# SIM CITY 5 mitspieler gesucht



## MRT1991 (9. März 2013)

hallo leute ich suche neue leute für sim city warte schon seid tagen das welche auf meine map kommen.

ich freue mich jetzt schon auf unsere zusammen arbeit USW

wen ihr TS habt bin ich dabei.
ich habe keine großen simcity erfahrungen.

ich spiele auf dem server EU WEST 2 meine map heißt Schland DE.
währe echt cool wen heute noch welche kommen würden.

wenn das nicht gehen sollte dan könnt ihr mich auch gerne auf eure freundesliste nehmen ich lade euch dan auf die map ein.
in Origin heiße ich MRT-Kid


----------



## marko597710 (10. März 2013)

habe ja auch das Spiel aber werde immer wieder bleite


----------



## MRT1991 (10. März 2013)

ja es ist alles eine frage der übung und verständniss.

zb bevor man anfängt eine stadt auf zu bauen guckt man erstmal wo die erdöl erze und so liegen und jenachdem baut man die stadt.
und wo die wasser vorräte in der erde sind es gibt fast für alles sone anzeige wen man drauf klickt dan sieht man zb wo das meiste wasser unter der erde ist.


----------



## Dwayne1988 (10. März 2013)

Mein kleiner Stadtbau Guide

Bevor man an das Werk geht sollte man eines beachten es gibt zwei mittlere Strassen und jene sind jeweils für Mittlere und Großstädte gedacht.
Die Normale mittlere Strasse ermöglicht leider keine Großstädte ohne schlimme Verkehrprobleme da sie nur auf dicht ausbauen lässt was aber bei Hochhäusern recht wenig hilft.
Will man nun eine Stadt errichten die viele Wolkenkratzer hat nimmt man die mittlere Strasse mit den grünzeug drinn da diese im letzten Ausbau eine Strassenbahn die man dringend benötigt damit die Stadt auch voll entwickeln kann.

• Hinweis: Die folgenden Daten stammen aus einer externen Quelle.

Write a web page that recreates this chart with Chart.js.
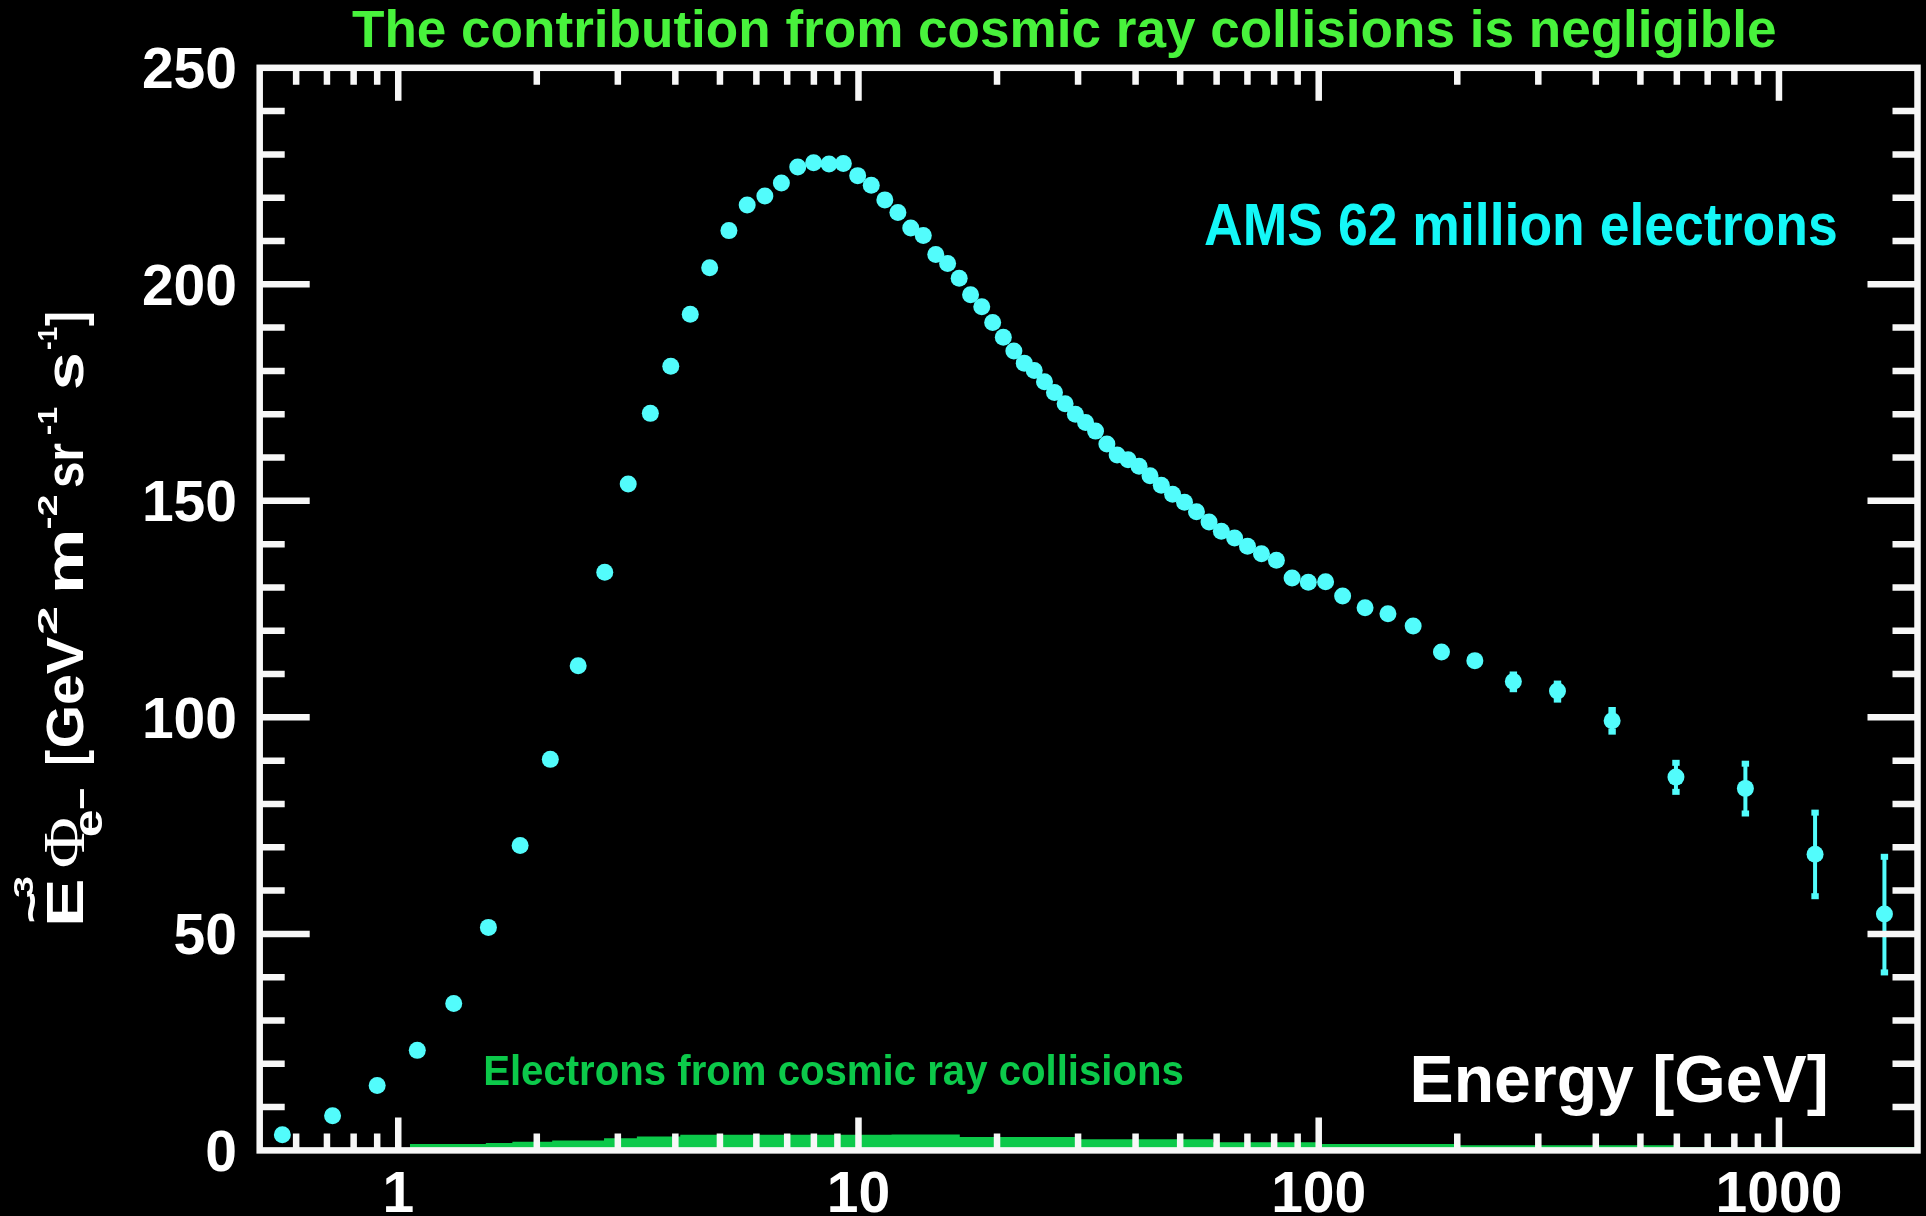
<!DOCTYPE html>
<html>
<head>
<meta charset="utf-8">
<script src="https://cdn.jsdelivr.net/npm/chart.js@4.4.0/dist/chart.umd.min.js"></script>
<style>
html,body{margin:0;padding:0;background:#000;overflow:hidden}
canvas{display:block}
</style>
</head>
<body>
<canvas id="c" width="1926" height="1216" style="width:1926px;height:1216px"></canvas>
<script>
// ---------------- DATA ----------------
const energyGeV = [0.56, 0.72, 0.90, 1.10, 1.32, 1.57, 1.84, 2.14, 2.46, 2.81,
  3.16, 3.53, 3.91, 4.31, 4.75, 5.23, 5.73, 6.26, 6.80, 7.38,
  7.99, 8.63, 9.27, 9.96, 10.66, 11.41, 12.18, 12.99, 13.83, 14.72,
  15.62, 16.55, 17.52, 18.53, 19.57, 20.64, 21.76, 22.92, 24.09, 25.36,
  26.66, 28.12, 29.60, 31.15, 32.74, 34.65, 36.48, 38.53, 40.70, 43.00,
  45.49, 48.14, 51.10, 54.25, 57.77, 61.44, 65.65, 70.03, 75.10, 80.92,
  87.53, 94.92, 103.5, 112.7, 126.1, 141.4, 160.4, 184.8, 218.4, 264.8,
  330.2, 434.0, 597.3, 845.4, 1198, 1695];
const electronFlux = [3.6, 8.0, 15.0, 23.1, 33.9, 51.5, 70.4, 90.3, 111.9, 133.5,
  153.9, 170.2, 181.1, 193.1, 203.8, 212.4, 218.3, 220.4, 223.4, 227.1,
  228.1, 227.8, 227.9, 225.1, 222.9, 219.5, 216.6, 213.0, 211.3, 206.9,
  204.8, 201.4, 197.6, 194.8, 191.2, 187.8, 184.6, 181.8, 180.1, 177.5,
  175.0, 172.4, 170.0, 168.1, 166.1, 163.1, 160.6, 159.5, 158.0, 155.8,
  153.6, 151.5, 149.7, 147.5, 145.1, 143.0, 141.4, 139.5, 137.8, 136.3,
  132.2, 131.2, 131.3, 128.0, 125.3, 123.9, 121.1, 115.1, 113.1, 108.3,
  106.1, 99.2, 86.2, 83.6, 68.4, 54.6];
// error bars for the last seven points (aligned with the end of the arrays above)
const errorLow  = [106.5, 104.1, 96.7, 82.8, 77.8, 58.7, 41.1];
const errorHigh = [109.9, 107.8, 101.7, 89.5, 89.3, 78.0, 67.8];

// electrons from cosmic ray collisions (stepped area)
const collisionEnergy = [1.06, 1.55, 1.77, 2.16, 2.8, 3.3, 4.1, 11.8, 16.6, 30, 59, 100, 200, 600, 2000];
const collisionFlux   = [1.5, 1.7, 2.0, 2.3, 2.8, 3.2, 3.6, 3.7, 3.1, 2.6, 1.9, 1.5, 1.2, 0.8, 0.8];

const xTickValues = [1, 10, 100, 1000];
const xTickLabels = ['1', '10', '100', '1000'];
const yTickValues = [0, 50, 100, 150, 200, 250];
const yTickLabels = ['0', '50', '100', '150', '200', '250'];

const titleText = 'The contribution from cosmic ray collisions is negligible';
const amsText = 'AMS 62 million electrons';
const collisionText = 'Electrons from cosmic ray collisions';
const xAxisText = 'Energy [GeV]';

// ---------------- STYLE ----------------
const WHITE = '#f7f7f7';
const CYAN_DOT = '#52fcfc';
const CYAN_TEXT = '#14f7f7';
const GREEN_TITLE = '#48f23c';
const GREEN_AREA = '#0cc94a';
const SANS = '"Liberation Sans", Arial, Helvetica, sans-serif';
const B = s => `bold ${s}px ${SANS}`;

function fitText(ctx, text, font, inkLeft, baseline, inkWidth, color) {
  ctx.save();
  ctx.font = font;
  ctx.textAlign = 'left';
  ctx.textBaseline = 'alphabetic';
  const m = ctx.measureText(text);
  const w = m.actualBoundingBoxRight + m.actualBoundingBoxLeft;
  const sc = inkWidth / w;
  ctx.translate(inkLeft + m.actualBoundingBoxLeft * sc, baseline);
  ctx.scale(sc, 1);
  ctx.fillStyle = color;
  ctx.fillText(text, 0, 0);
  ctx.restore();
}

const yLabelPieces = [
  {t:'E',   f:B(51), s:0,   e:43,  dy:0},
  {t:'~',   f:B(46), s:1,   e:30,  dy:-36},
  {t:'3',   f:B(27), s:25,  e:47,  dy:-50},
  {t:'Φ',   f:`60px "Liberation Serif", "DejaVu Serif", serif`, s:56, e:105, dy:1},
  {t:'e',   f:B(40), s:87,  e:112, dy:19},
  {t:'−',   f:B(36), s:114, e:134, dy:11},
  {t:'[',   f:B(51), s:159, e:173, dy:0},
  {t:'GeV', f:B(51), s:177, e:286, dy:0},
  {t:'2',   f:B(27), s:288, e:315, dy:-26},
  {t:'m',   f:B(51), s:333, e:391, dy:0},
  {t:'-2',  f:B(27), s:395, e:427, dy:-26},
  {t:'sr',  f:B(51), s:436, e:480, dy:0},
  {t:'-1',  f:B(27), s:489, e:516, dy:-26},
  {t:'s',   f:B(51), s:534, e:569, dy:0},
  {t:'-1',  f:B(27), s:574, e:596, dy:-26},
  {t:']',   f:B(51), s:597, e:610, dy:0}
];

function drawYLabel(ctx) {
  ctx.save();
  ctx.translate(83, 923);
  ctx.rotate(-Math.PI / 2);
  ctx.fillStyle = '#ffffff';
  ctx.textAlign = 'left';
  ctx.textBaseline = 'alphabetic';
  for (const p of yLabelPieces) {
    ctx.font = p.f;
    const m = ctx.measureText(p.t);
    const w = m.actualBoundingBoxRight + m.actualBoundingBoxLeft;
    const sc = (p.e - p.s) / w;
    ctx.save();
    ctx.translate(p.s + m.actualBoundingBoxLeft * sc, p.dy);
    ctx.scale(sc, 1);
    ctx.fillText(p.t, 0, 0);
    ctx.restore();
  }
  ctx.restore();
}

const errorBarPlugin = {
  id: 'errorBars',
  beforeDatasetDraw(chart, args) {
    if (args.index !== 0) return;
    const {ctx, scales: {x, y}} = chart;
    const off = energyGeV.length - errorLow.length;
    ctx.save();
    ctx.strokeStyle = CYAN_DOT;
    ctx.fillStyle = CYAN_DOT;
    ctx.lineWidth = 4;
    for (let i = 0; i < errorLow.length; i++) {
      const px = x.getPixelForValue(energyGeV[off + i]);
      const y1 = y.getPixelForValue(errorLow[i]);
      const y2 = y.getPixelForValue(errorHigh[i]);
      ctx.beginPath();
      ctx.moveTo(px, y1);
      ctx.lineTo(px, y2);
      ctx.stroke();
      ctx.fillRect(px - 3.7, y1 - 3, 7.4, 6);
      ctx.fillRect(px - 3.7, y2 - 3, 7.4, 6);
    }
    ctx.restore();
  }
};

const framePlugin = {
  id: 'frame',
  afterDatasetsDraw(chart) {
    const {ctx, chartArea: a, scales: {x, y}} = chart;
    ctx.save();
    ctx.strokeStyle = WHITE;
    ctx.lineCap = 'butt';
    ctx.lineWidth = 6.5;
    // y ticks (left & right), every 10, major every 50
    for (let v = 10; v < 250; v += 10) {
      const py = y.getPixelForValue(v);
      const len = (v % 50 === 0) ? 50 : 25;
      ctx.beginPath();
      ctx.moveTo(a.left, py); ctx.lineTo(a.left + len, py);
      ctx.moveTo(a.right, py); ctx.lineTo(a.right - len, py);
      ctx.stroke();
    }
    // x ticks (bottom & top)
    for (let dec = -1; dec <= 3; dec++) {
      for (let k = 1; k <= 9; k++) {
        const v = k * Math.pow(10, dec);
        if (v <= 0.5 || v >= 2000) continue;
        const px = x.getPixelForValue(v);
        const len = (k === 1) ? 33 : 17;
        ctx.beginPath();
        ctx.moveTo(px, a.bottom); ctx.lineTo(px, a.bottom - len);
        ctx.moveTo(px, a.top); ctx.lineTo(px, a.top + len);
        ctx.stroke();
      }
    }
    // frame
    ctx.strokeRect(a.left, a.top, a.right - a.left, a.bottom - a.top);

    // tick labels
    ctx.fillStyle = '#ffffff';
    ctx.font = B(57);
    ctx.textBaseline = 'alphabetic';
    ctx.textAlign = 'right';
    yTickValues.forEach((v, i) => {
      ctx.fillText(yTickLabels[i], 237, y.getPixelForValue(v) + 20.5);
    });
    ctx.textAlign = 'center';
    xTickValues.forEach((v, i) => {
      ctx.fillText(xTickLabels[i], x.getPixelForValue(v), 1211.5);
    });

    // texts
    fitText(ctx, titleText, B(51), 352, 46.7, 1423, GREEN_TITLE);
    fitText(ctx, amsText, B(59), 1205, 245, 631, CYAN_TEXT);
    fitText(ctx, collisionText, B(43), 485, 1085, 698, GREEN_AREA);
    fitText(ctx, xAxisText, B(67), 1413.5, 1101.7, 412, '#ffffff');
    drawYLabel(ctx);
    ctx.restore();
  }
};

new Chart(document.getElementById('c'), {
  type: 'scatter',
  data: {
    datasets: [
      {
        label: amsText,
        data: energyGeV.map((e, i) => ({x: e, y: electronFlux[i]})),
        backgroundColor: CYAN_DOT,
        pointBackgroundColor: CYAN_DOT,
        pointBorderWidth: 0,
        pointRadius: 8.5,
        showLine: false,
        order: 0,
        clip: false
      },
      {
        type: 'line',
        label: collisionText,
        data: collisionEnergy.map((e, i) => ({x: e, y: collisionFlux[i]})),
        stepped: true,
        fill: 'origin',
        backgroundColor: GREEN_AREA,
        borderWidth: 0,
        borderColor: GREEN_AREA,
        pointRadius: 0,
        order: 1
      }
    ]
  },
  options: {
    responsive: false,
    animation: false,
    devicePixelRatio: 1,
    layout: {padding: {left: 259.7, right: 1.5, top: 67.8, bottom: 65.6}},
    plugins: {legend: {display: false}, tooltip: {enabled: false}, title: {display: false}},
    scales: {
      x: {type: 'logarithmic', min: 0.5, max: 2000, display: false},
      y: {type: 'linear', min: 0, max: 250, display: false}
    }
  },
  plugins: [errorBarPlugin, framePlugin]
});
</script>
</body>
</html>
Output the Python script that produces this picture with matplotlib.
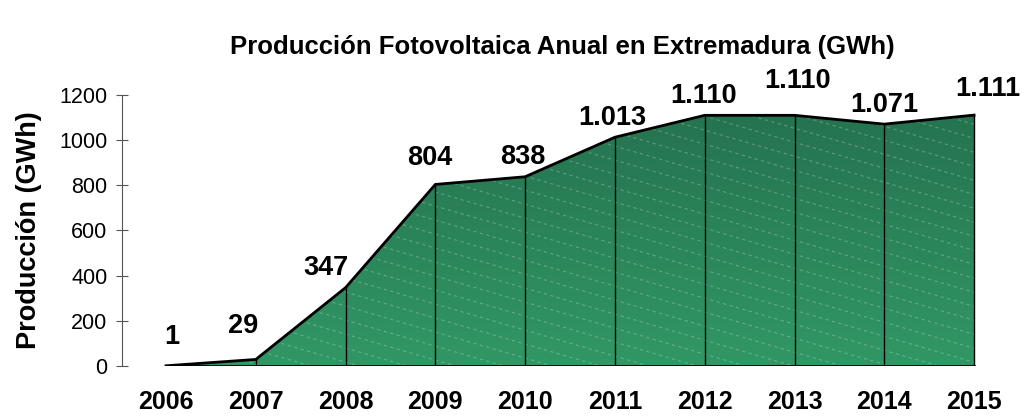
import matplotlib.pyplot as plt
import numpy as np
from matplotlib.collections import LineCollection
from matplotlib.patches import Polygon

plt.rcParams['font.family'] = ['Liberation Sans', 'DejaVu Sans']

# data
years = [2006, 2007, 2008, 2009, 2010, 2011, 2012, 2013, 2014, 2015]
produccion = [1, 29, 347, 804, 838, 1013, 1110, 1110, 1071, 1111]
etiquetas = ['1', '29', '347', '804', '838', '1.013', '1.110', '1.110', '1.071', '1.111']
# label offsets in points (dx, dy) from each point
label_dx = [4, -9, -14, -4, -2, -2, -1, 2, 0, 10]
label_dy = [21, 24, 14, 19, 14, 14, 14, 25, 14, 19]
yticks = [0, 200, 400, 600, 800, 1000, 1200]

fig = plt.figure(figsize=(10.35, 4.18), dpi=100)
ax = fig.add_axes([122/1035, 52/418, 888/1035, 271/418])
ax.set_xlim(2005.51, 2015.4)
ax.set_ylim(0, 1200)

xs = np.array(years, dtype=float)
ys = np.array(produccion, dtype=float)

# polygon for the area
verts = [(xs[0], 0)] + list(zip(xs, ys)) + [(xs[-1], 0)]
poly = Polygon(verts, closed=True, facecolor='none', edgecolor='none')
ax.add_patch(poly)

# vertical gradient fill
grad = np.linspace(0, 1, 256).reshape(-1, 1)
c_bot = np.array([0x31, 0x97, 0x65]) / 255
c_top = np.array([0x24, 0x70, 0x4e]) / 255
img = c_bot + (c_top - c_bot) * grad[..., None]
im = ax.imshow(img, extent=[xs[0], xs[-1], 0, 1200], origin='lower',
               aspect='auto', zorder=1)
im.set_clip_path(poly)

# faint diagonal dashed hatch lines (slope ~ -0.29 px/px)
px_x = 808 / 9      # px per year
px_y = 271 / 1200   # px per GWh
slope = -0.29 * px_x / px_y
spacing = 14 / px_y
segs = []
for b in np.arange(0, 1200 - slope * 9 + spacing, spacing):
    segs.append([(xs[0], b), (xs[-1], b + slope * (xs[-1] - xs[0]))])
lc = LineCollection(segs, colors=(1, 1, 1, 0.25), linewidths=0.8,
                    linestyles=(0, (3, 3)), zorder=2)
ax.add_collection(lc)
lc.set_clip_path(poly)

# vertical separators
ax.vlines(xs[1:], 0, ys[1:], colors='black', linewidth=1.0, zorder=3)
# top line and baseline
ax.plot(xs, ys, color='black', linewidth=2.0, zorder=4, solid_joinstyle='miter')
ax.plot([xs[0], xs[-1]], [0, 0], color='black', linewidth=2.0, zorder=4)

for x, y, t, dx, dy in zip(xs, ys, etiquetas, label_dx, label_dy):
    ax.annotate(t, (x, y), xytext=(dx, dy), textcoords='offset points',
                ha='center', va='center', fontsize=19.5, fontweight='bold',
                annotation_clip=False)

for s in ['top', 'right', 'bottom']:
    ax.spines[s].set_visible(False)
ax.spines['left'].set_color('#555555')
ax.set_yticks(yticks)
ax.set_yticklabels([str(v) for v in yticks], fontsize=15.5)
ax.tick_params(axis='y', direction='inout', length=9, width=0.8,
               color='#555555', pad=6)
ax.set_xticks(years)
ax.set_xticklabels([str(v) for v in years], fontsize=18, fontweight='bold')
ax.tick_params(axis='x', length=0, pad=17)

ax.set_ylabel('Producción (GWh)', fontsize=19.5, fontweight='bold', labelpad=12)
fig.text(562/1035, 1 - 47/418, 'Producción Fotovoltaica Anual en Extremadura (GWh)',
         ha='center', va='center', fontsize=18.5, fontweight='bold')

fig.savefig('out.png', dpi=100)
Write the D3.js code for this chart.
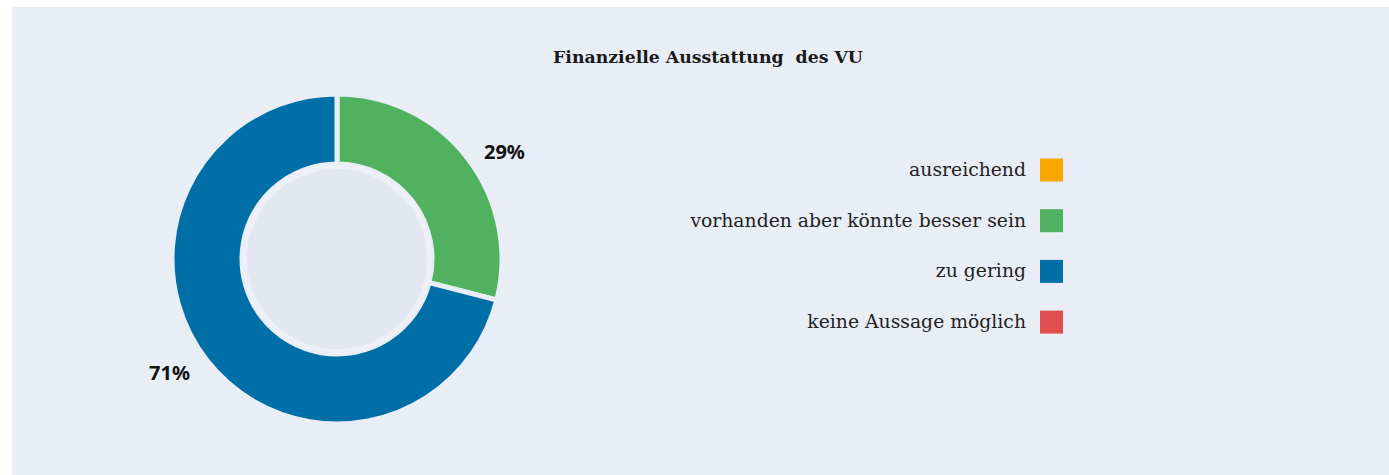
<!DOCTYPE html>
<html>
<head>
<meta charset="utf-8">
<script src="https://cdn.jsdelivr.net/npm/d3@7"></script>
<style>
  body { margin: 0; background: #fff; }
  svg { display: block; }
</style>
</head>
<body>
<div class="container"></div>
<script>
const categories = ["ausreichend", "vorhanden aber könnte besser sein", "zu gering", "keine Aussage möglich"];
const values = [0, 29, 71, 0];
const colors = ["#f8a800", "#50b25e", "#006fa7", "#e14f4f"];
const title = "Finanzielle Ausstattung  des VU";

const w = 1389;
const h = 475;
const bg = "#e9edf6";
const cx = 337;
const cy = 259;
const outerR = 165;
const innerR = 95;

const svg = d3.select(".container")
              .append("svg")
              .attr("width", w)
              .attr("height", h);

// panel
svg.append("rect")
   .attr("x", 12)
   .attr("y", 7)
   .attr("width", w - 12)
   .attr("height", h - 7)
   .attr("fill", bg);

svg.append("text")
   .attr("x", 708)
   .attr("y", 63)
   .attr("text-anchor", "middle")
   .style("white-space", "pre")
   .style("font-family", "DejaVu Serif")
   .style("font-weight", "bold")
   .style("font-size", "17.3px")
   .attr("fill", "#1a1a1a")
   .text(title);

const data = categories.map((c, i) => ({name: c, value: values[i], color: colors[i]}));

const pie = d3.pie()
              .value(d => d.value)
              .sort(null);

const arc = d3.arc()
              .innerRadius(innerR)
              .outerRadius(outerR);

const labelArc = d3.arc()
              .innerRadius(186)
              .outerRadius(186);

const g = svg.append("g")
             .attr("transform", "translate(" + cx + "," + cy + ")");

const arcs = pie(data).filter(d => d.data.value > 0);

g.selectAll("path")
 .data(arcs)
 .enter()
 .append("path")
 .attr("d", arc)
 .attr("fill", d => d.data.color)
 .attr("stroke", bg)
 .attr("stroke-width", 5);

// inner disc
g.append("circle")
 .attr("r", 92.5)
 .attr("fill", "#e3e7f0")
 .attr("stroke", "#edf0f7")
 .attr("stroke-width", 5);

const rightSide = d => (d.startAngle + d.endAngle) / 2 < Math.PI;

g.selectAll(".lbl")
 .data(arcs)
 .enter()
 .append("text")
 .attr("class", "lbl")
 .attr("transform", d => "translate(" + labelArc.centroid(d) + ")")
 .attr("text-anchor", d => rightSide(d) ? "start" : "end")
 .attr("dy", d => rightSide(d) ? "0.7em" : "0.35em")
 .style("font-family", "Noto Sans")
 .style("font-weight", "bold")
 .style("font-size", "20px")
 .attr("fill", "#111")
 .text(d => d.data.value + "%");

// legend
const legend = svg.append("g")
                  .attr("transform", "translate(1063,170)");

const rows = legend.selectAll("g")
                   .data(data)
                   .enter()
                   .append("g")
                   .attr("transform", (d, i) => "translate(0," + i * 50.7 + ")");

rows.append("rect")
    .attr("x", -23)
    .attr("y", -11.5)
    .attr("width", 23)
    .attr("height", 23)
    .attr("fill", d => d.color);

rows.append("text")
    .attr("x", -37)
    .attr("dy", "0.32em")
    .attr("text-anchor", "end")
    .style("font-family", "DejaVu Serif")
    .style("font-size", "18.8px")
    .attr("fill", "#222")
    .text(d => d.name);
</script>
</body>
</html>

Sollte die Wahl gefallen sein nimmt man nun seine passende mittlere Strasse und verbindet sie mit der Autobahn und Orientiert an den Weißen linien die als Hilfe zum maximalen ausbau der Stadt dienen.
Nun sollte man ein paar strassen so legen das man einige Wohnund Gewerbe gebietet ausgewiesen hat, das Industrie gebiet kommt auf der anderen Seite der Karte. 
Anschliessend sollte man noch ein Winkraftwerk für Strom errichten sowie auf die Windirchtung achten und das die Region im Idealfall ziemlich Windig ist was mehr Strom bringt.
Sollte man das erledigt haben können die Sims ihre ersten Wohnungen, Geschäfte und Arbeistbetriebe errichten. 
Als nächtes sollte man dafür sorgen das an einer ecke ein Abflussrohr gebaut wird damit das Abwasser abfliessen kann und nicht das Grundwasser z.B verschmutzt.
Eine Mülldeponie sollte auch nach möglichkeit wie das Abfluss rohr platziert werden damit de Verschmutzung die Sims nicht so sehr stört. 
Nun sollte man die Bauzonen für Wohnungen/Gewerbe und Industrie erweitern dabei sollte man unten auf balken achten. Grün(Wohnungen), Blau (Geschäfte) und Gelb(Industrie).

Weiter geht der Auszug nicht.